The problem seems to be more along the lines of 'standards don't make money'. So the problem is that companies implement those standards and they do so after their purpose which is to create value for the shareholders.

1 comments

> I mean we have XMPP and companies use it to build products but if they prefer

they prefer standards and protocols that work well in the smartphone era. As late as 2016 XMPP had next to zero support for features expected in a mobile-first world: https://gultsch.de/xmpp_2016.html. Most XEPs in the article were at experimental stage or draft at the time, and are still in the same status nearly three years later. Some of them like XEP 0352 are "Implementation of the protocol described herein is not recommended for production systems".

As far as the standard process goes that is true and I honestly don't know why those XEPs are not recommended yet. From my perception as a user and server administrator, they work just great. Nevertheless, just because the standard process didn't finalize those extensions, the developers out there don't care and take the draft specifications anyway.

Therefore, suggesting that XMPP had zero smartphone support in 2016 isn't true when talking about the actual applications. I used XMPP back then (still do) and the only problem I remember from that time was the Push-Notification issue for iOS (was solved a year ago or so). With every other OS, you had no problems you (or your server admin) couldn't solve.

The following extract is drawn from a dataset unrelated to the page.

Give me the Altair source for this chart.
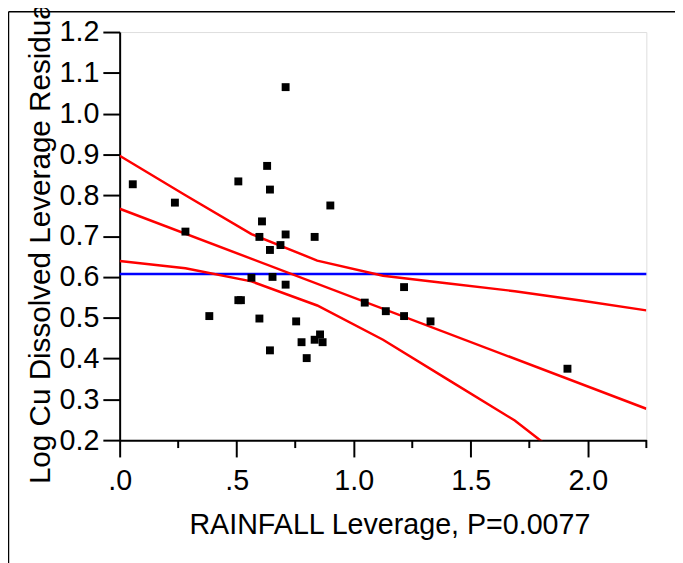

But my point was a different one: Companies actually use XMPP (despite being incomplete in the 'recommended' state) but they disable the parts which do not benefit their purpose (e.g. Federation).

Thing is: if there's still work on those standards, it's not apparent. Are the abandoned? Are they going to change? Especially when it comes to warnings like "Deferred after 12 months of inactivity in its previous Experimental state. Implementation of the protocol described herein is not recommended for production systems."

> Therefore, suggesting that XMPP had zero smartphone support in 2016 isn't true when talking about the actual applications.

There was (and still is) only one actual application: Conversations for Android. Support and implementation across the rest (servers and services, desktop applications, iOS) varies widely (or wildly? :) ).

> Companies actually use XMPP (despite being incomplete in the 'recommended' state) but they disable the parts which do not benefit their purpose

I know that quite a few start with XMPP (or its parts), but it looks like most abandon it when they move to mobile (for various reasons, including the ones I listed).